For a three dimensional lattice defined by $\bf a, \bf b, \bf c$ the reciprocal vectors (from this answer) are:
$$
{\bf A} = \frac{{\bf b}\times {\bf c}}{{\bf a}\cdot({\bf b}\times {\bf c})}
\quad
{\bf B} = \frac{{\bf c}\times {\bf a}}{{\bf b}\cdot({\bf c}\times {\bf a})}
\quad
{\bf C} = \frac{{\bf a}\times {\bf b}}{{\bf c}\cdot({\bf a}\times {\bf b})}.
$$
Calculating the diffraction of waves (e.g. electrons or X-rays) by a periodic two-dimensional surface I calculate the in-plane reciprocal vectors $\bf a, \bf b$ using these by "temporarily inventing" a third periodic direction, setting $\bf c$ to $\bf \hat z$ i.e. (0, 0, 1), then throwing away the third reciprocal vector afterward.

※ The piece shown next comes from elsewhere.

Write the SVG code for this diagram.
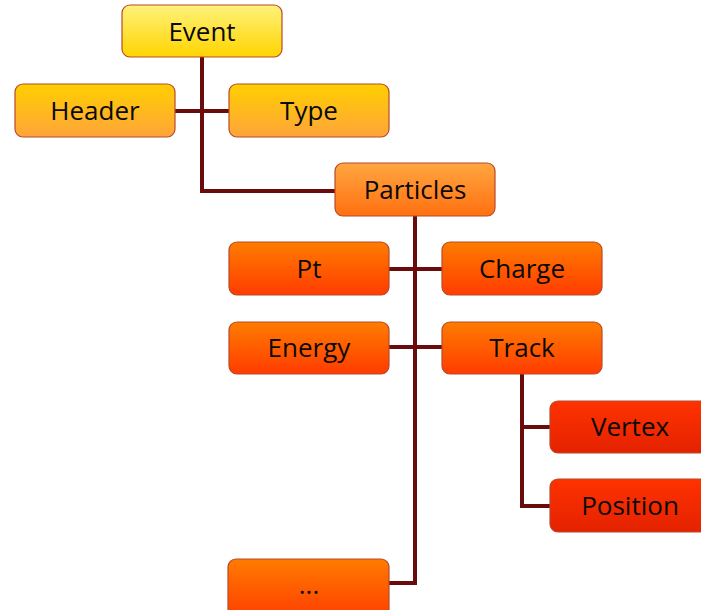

For some specific special cases of 2D lattices I cheat and just use for the magnitudes:
$$A, \ B = \frac{1}{a}, \ \frac{1}{b}; \ \ \gamma = \frac{\pi}{2} \text{ (rectangular)}$$
and
$$A, \ B = \frac{2}{\sqrt{3}a}; \ \ b=a,\ \ \gamma = \frac{\pi}{3} \text{ (hexagonal)}$$
and in both cases:
$$\bf a \perp \bf B, \ \bf b \perp \bf A$$
without having to resort to "borrowing from" the third dimension. But in this case I still have to stop and think about the direction of those two i.e. on which side of $\bf A$ to draw $\bf B$ because perpendicularity offers two choices, twice.
This answer to How much like reciprocals are reciprocal vectors? Is there a matrix division that allows $\mathbf{A} = 1 / \mathbf{a}$ in three or two dimensions? answers "No" for three dimensions. For two dimensions I don't know if it says "no" or "it depends…"

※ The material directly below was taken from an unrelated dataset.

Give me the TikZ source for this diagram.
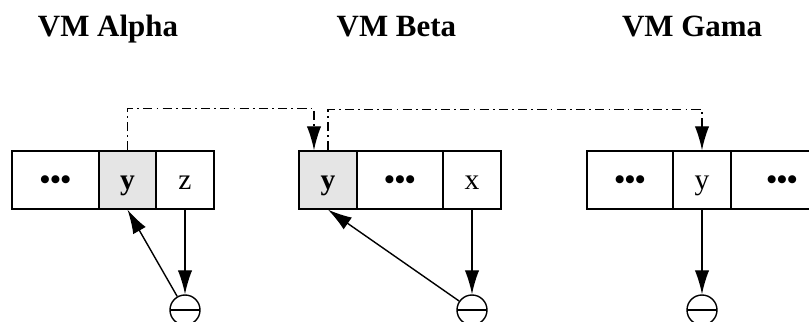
\documentclass[tikz,border=0pt]{standalone}
\usepackage{fontspec}
\setmainfont{Liberation Serif}
\usepackage{xcolor}
\usepackage{tikz}
\usetikzlibrary{arrows.meta,calc}
\definecolor{cellgray}{HTML}{E5E5E5}

\begin{document}
\begin{tikzpicture}[>={Latex[length=6mm,width=3.6mm]},
 cell/.style={draw,line width=1pt,minimum height=1.45cm,minimum width=1.45cm,inner sep=0pt,text height=18pt,text depth=5pt,font=\fontsize{21}{21}\selectfont},
 wide/.style={cell,minimum width=2.15cm},
 hot/.style={cell,fill=cellgray,font=\fontsize{21}{21}\selectfont\bfseries},
 vm/.style={anchor=base,font=\fontsize{22}{22}\selectfont\bfseries},
 gnd/.style={circle,draw,line width=1pt,minimum size=0.75cm,inner sep=0pt,
  path picture={\draw[line width=1pt] (path picture bounding box.west) -- (path picture bounding box.east);}},
 lnk/.style={->,line width=1pt},
 ref/.style={->,line width=1pt,dash pattern=on 6.5pt off 3pt on 1.2pt off 3pt}]
\clip (0,0) rectangle (20.225,8.05);
\node[vm] (alpha) at (2.7,7.125) {VM Alpha};
\node[vm] (beta) at (9.91,7.125) {VM Beta};
\node[vm] (gama) at (17.3,7.125) {VM Gama};
\node[wide,minimum width=2.175cm,font=\fontsize{21}{21}\selectfont\bfseries] (adots) at (1.3875,3.55) {•••};
\node[hot,minimum width=1.425cm] (ay) at (3.1875,3.55) {y};
\node[cell] (az) at (4.625,3.55) {z};
\node[hot] (by) at (8.2,3.55) {y};
\node[wide,font=\fontsize{21}{21}\selectfont\bfseries] (bdots) at (10.0,3.55) {•••};
\node[cell] (bx) at (11.8,3.55) {x};
\node[wide,font=\fontsize{21}{21}\selectfont\bfseries] (gdots) at (15.75,3.55) {•••};
\node[cell] (gy) at (17.55,3.55) {y};
\node[wide,minimum width=2.55cm,font=\fontsize{21}{21}\selectfont\bfseries] (gdots2) at (19.55,3.55) {•••};
\node[gnd] (ag) at (4.625,0.3) {};
\node[gnd] (bg) at (11.8,0.3) {};
\node[gnd] (gg) at (17.55,0.3) {};
\draw[lnk] (az) -- (ag);
\draw[lnk] (ag) -- (ay.south);
\draw[lnk] (bx) -- (bg);
\draw[lnk] (bg) -- (by.south);
\draw[lnk] (gy) -- (gg);
\draw[ref] (ay.north) -- ++(0,1.05) -| ([xshift=-0.35cm]by.north);
\draw[ref] (by.north) -- ++(0,1.025) -| (gy.north);
\end{tikzpicture}
\end{document}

Question: Is there a way to calculate reciprocal vectors of a two dimensional lattice without borrowing from the third dimension?
Best Answer
Yes, the reciprocal vectors (also called "dual basis") to any list of vectors $v_1,\ldots,v_n$ in $\mathbb R^n$ can be computed by inverting and taking transpose of the $n$-by-$n$ matrix $M$ whose rows are those vectors. That is, the columns $w_j$ of $M^{-1}$ are the reciprocal/dual vectors. After all, the $i,j$ entry of $M\cdot M^{-1}$ is $v_i\cdot w_j$, and is $0$ for $i\not=j$ and $1$ for $i=j$.
In general, there are various formulas expressing $M^{-1}$ in terms of the entries of $M$, "minors" of $M$, and so on.